Around half of existing mortgage holders and 90 per cent of new mortgage borrowers will not initially be affected by rising rates, as they’re on fixes, pointed out the Council of Mortgage Lenders in an explanatory note on what underpins interest rates.
While the industry body was quick to say that it is careful not to discuss pricing in a way that could distort competition, it sought to respond to widespread misunderstandings surrounding what underpins changes, especially given the Bank of England’s strongest hints yet that a long awaited rise in the base rate may be coming at the turn of the year.
The CML explained that how higher rates may impact on fixed mortgage customers will depend on what the rate environment looks like and what the prevailing pricing of mortgage products is when existing fixes eventually reach their expiry period.
“With various tranches of business all expiring at different times and reverting from different rates, it is clear that the effect of higher rates on existing fixed-rate mortgage customers will be staggered.
“The instant effect of rate rises will not be felt in the mortgage market universally, in the way that it used to be in the 1980s or early 1990s when most customers had variable rate loans, and felt the effect of any rate change in their next or next-but-one monthly payment.”
Even so, BOE governor Mark Carney said in the same speech that got markets chattering about a rate rise, that:
“Over a half of UK mortgagors would pay higher rates in a year’s time, and close to three-quarters of mortgagors in two years’ time, were interest rates to evolve according to current market rate expectations.”
The CML was keen to stress that the bank rate is not the sole influence, something demonstrated by the fact it has remained static for the past six years, yet mortgage rates have continued to fall. Earlier this year, the CML said that fixed-rates and tracker mortgages are at record lows.

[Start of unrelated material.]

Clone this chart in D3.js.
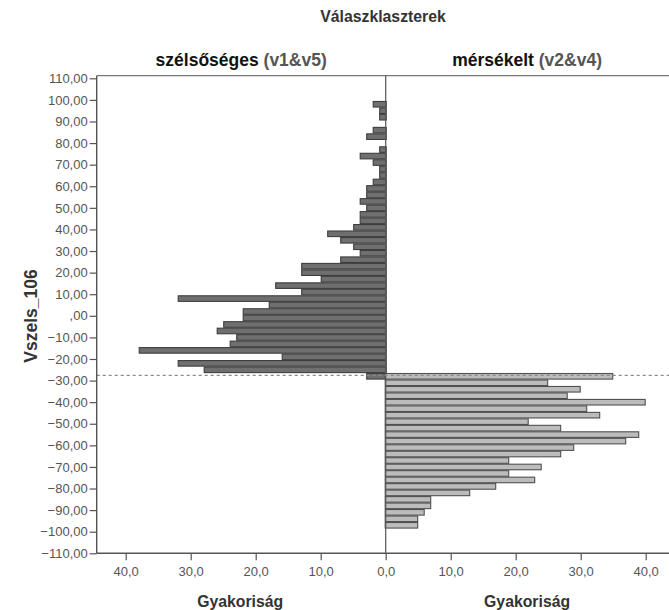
<!DOCTYPE html>
<html><head><meta charset="utf-8">
<script src="https://cdn.jsdelivr.net/npm/d3@7/dist/d3.min.js"></script>
<style>
body{margin:0;background:#fff;}
svg{display:block;font-family:"Liberation Sans",Arial,sans-serif;}
</style></head><body>
<svg id="c" width="669" height="610"></svg>
<script>
// ---- data ----
const leftCenters = [98,95,92,89,86,83,80,77,74,71,68,65,62,59,56,53,50,47,44,41,38,35,32,29,26,23,20,17,14,11,8,5,2,-1,-4,-7,-10,-13,-16,-19,-22,-25,-28];
const leftCounts  = [2,1,1,0,2,3,0,1,4,2,1,1,2,3,3,4,3,4,4,5,9,7,5,4,7,13,13,10,17,13,32,18,22,22,25,26,23,24,38,16,32,28,3];
const rightCenters = [-28,-31,-34,-37,-40,-43,-46,-49,-52,-55,-58,-61,-64,-67,-70,-73,-76,-79,-82,-85,-88,-91,-94,-97];
const rightCounts  = [35,25,30,28,40,31,33,22,27,39,37,29,27,19,24,19,23,17,13,7,7,6,5,5];
const binWidth = 3;
const refLine = -27.6;
const yTicks = [110,100,90,80,70,60,50,40,30,20,10,0,-10,-20,-30,-40,-50,-60,-70,-80,-90,-100,-110];
const xTicksLeft = [40,30,20,10,0];
const xTicksRight = [10,20,30,40];
const chartTitle = "Válaszklaszterek";
const panelNames = ["szélsőséges", "mérsékelt"];
const panelCodes = ["(v1&v5)", "(v2&v4)"];
const yTitle = "Vszels_106";
const xTitle = "Gyakoriság";

// ---- layout ----
const svg = d3.select("#c");
const plotLeft = 96.7, plotRight = 668.5, mid = 385.7, plotTop = 75.7, plotBottom = 553.3;
const y = d3.scaleLinear().domain([-110,110]).range([553.3,78.3]);
const xL = d3.scaleLinear().domain([0,40]).range([mid, mid-260]);
const xR = d3.scaleLinear().domain([0,40]).range([mid, mid+260]);
const fmtY = v => v===0 ? ",00" : d3.format(".2f")(v).replace(".", ",");
const fmtX = v => d3.format(".1f")(v).replace(".", ",");

// title
svg.append("text").attr("x", 383).attr("y", 22).attr("text-anchor","middle")
  .attr("font-size", 15.8).attr("font-weight","bold").attr("fill","#333").text(chartTitle);

// panel titles
[[ (plotLeft+mid)/2, 0 ], [ (mid+plotRight)/2, 1 ]].forEach(([cx,i])=>{
  const t = svg.append("text").attr("x", cx).attr("y", 66).attr("text-anchor","middle")
    .attr("font-size", 17.5).attr("font-weight","bold");
  t.append("tspan").attr("fill","#111").text(panelNames[i] + " ");
  t.append("tspan").attr("fill","#555").text(panelCodes[i]);
});

// bars
const bandTop = c => y(c + binWidth/2);
const bandH = c => y(c - binWidth/2) - y(c + binWidth/2) - 0.9;
svg.append("g").selectAll("rect").data(leftCenters.map((c,i)=>({c, v:leftCounts[i]})).filter(d=>d.v>0))
  .join("rect")
  .attr("x", d=>xL(d.v)+0.5).attr("y", d=>bandTop(d.c)+0.5)
  .attr("width", d=>xL(0)-xL(d.v)).attr("height", d=>bandH(d.c))
  .attr("fill","#6f6f6f").attr("stroke","#3e3e3e").attr("stroke-width",1.1);
svg.append("g").selectAll("rect").data(rightCenters.map((c,i)=>({c, v:rightCounts[i]})).filter(d=>d.v>0))
  .join("rect")
  .attr("x", xR(0)-0.5).attr("y", d=>bandTop(d.c)+0.5)
  .attr("width", d=>xR(d.v)-xR(0)).attr("height", d=>bandH(d.c))
  .attr("fill","#bcbcbc").attr("stroke","#505050").attr("stroke-width",1.1);

// frame lines
const fr = svg.append("g").attr("stroke","#555").attr("stroke-width",1.2).attr("fill","none");
fr.append("line").attr("x1",plotLeft).attr("x2",669).attr("y1",plotTop).attr("y2",plotTop).attr("stroke","#777");
fr.append("line").attr("x1",mid).attr("x2",mid).attr("y1",plotTop).attr("y2",plotBottom);

// reference line
svg.append("line").attr("x1",plotLeft).attr("x2",669).attr("y1",y(refLine)).attr("y2",y(refLine))
  .attr("stroke","#8a8a8a").attr("stroke-width",1.2).attr("stroke-dasharray","3,3");

// y axis
const gy = svg.append("g").attr("transform",`translate(${plotLeft},0)`)
  .call(d3.axisLeft(y).tickValues(yTicks).tickFormat(fmtY).tickSize(7).tickPadding(2));
gy.select(".domain").attr("stroke","#555").attr("stroke-width",1.4).attr("d",`M0,${plotTop}V${plotBottom}`);
gy.selectAll(".tick line").attr("stroke","#555").attr("stroke-width",1.2);
gy.selectAll(".tick text").attr("font-size",13).attr("fill","#555").attr("font-family","Liberation Sans, Arial, sans-serif");

// x axes
const gxl = svg.append("g").attr("transform",`translate(0,${plotBottom})`)
  .call(d3.axisBottom(xL).tickValues(xTicksLeft).tickFormat(fmtX).tickSize(7).tickPadding(6));
const gxr = svg.append("g").attr("transform",`translate(0,${plotBottom})`)
  .call(d3.axisBottom(xR).tickValues(xTicksRight).tickFormat(fmtX).tickSize(7).tickPadding(6));
[gxl,gxr].forEach(g=>{
  g.select(".domain").remove();
  g.selectAll(".tick line").attr("stroke","#555").attr("stroke-width",1.2);
  g.selectAll(".tick text").attr("font-size",13).attr("fill","#555").attr("font-family","Liberation Sans, Arial, sans-serif");
});
svg.append("line").attr("x1",plotLeft).attr("x2",669).attr("y1",plotBottom).attr("y2",plotBottom)
  .attr("stroke","#555").attr("stroke-width",1.4);

// axis titles
svg.append("text").attr("transform","translate(37,316) rotate(-90)").attr("text-anchor","middle")
  .attr("font-size",17.5).attr("font-weight","bold").attr("fill","#333").text(yTitle);
[(plotLeft+mid)/2 - 1, (mid+plotRight)/2].forEach(cx=>{
  svg.append("text").attr("x",cx).attr("y",607).attr("text-anchor","middle")
    .attr("font-size",15.8).attr("font-weight","bold").attr("fill","#333").text(xTitle);
});
</script>
</body></html>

There are of course numerous inter-connecting factors affecting mortgage rates, including the individual lender’s own cost of borrowing funds, the lender’s costs of managing the risks that are inherent in borrowing-to-lend and the riskiness of the lending, amongst other reasons.
Even when they do rise, rates will still look incredibly low by historical standards, commented the CML, with Mr Carney emphasing that a rise will be gradual.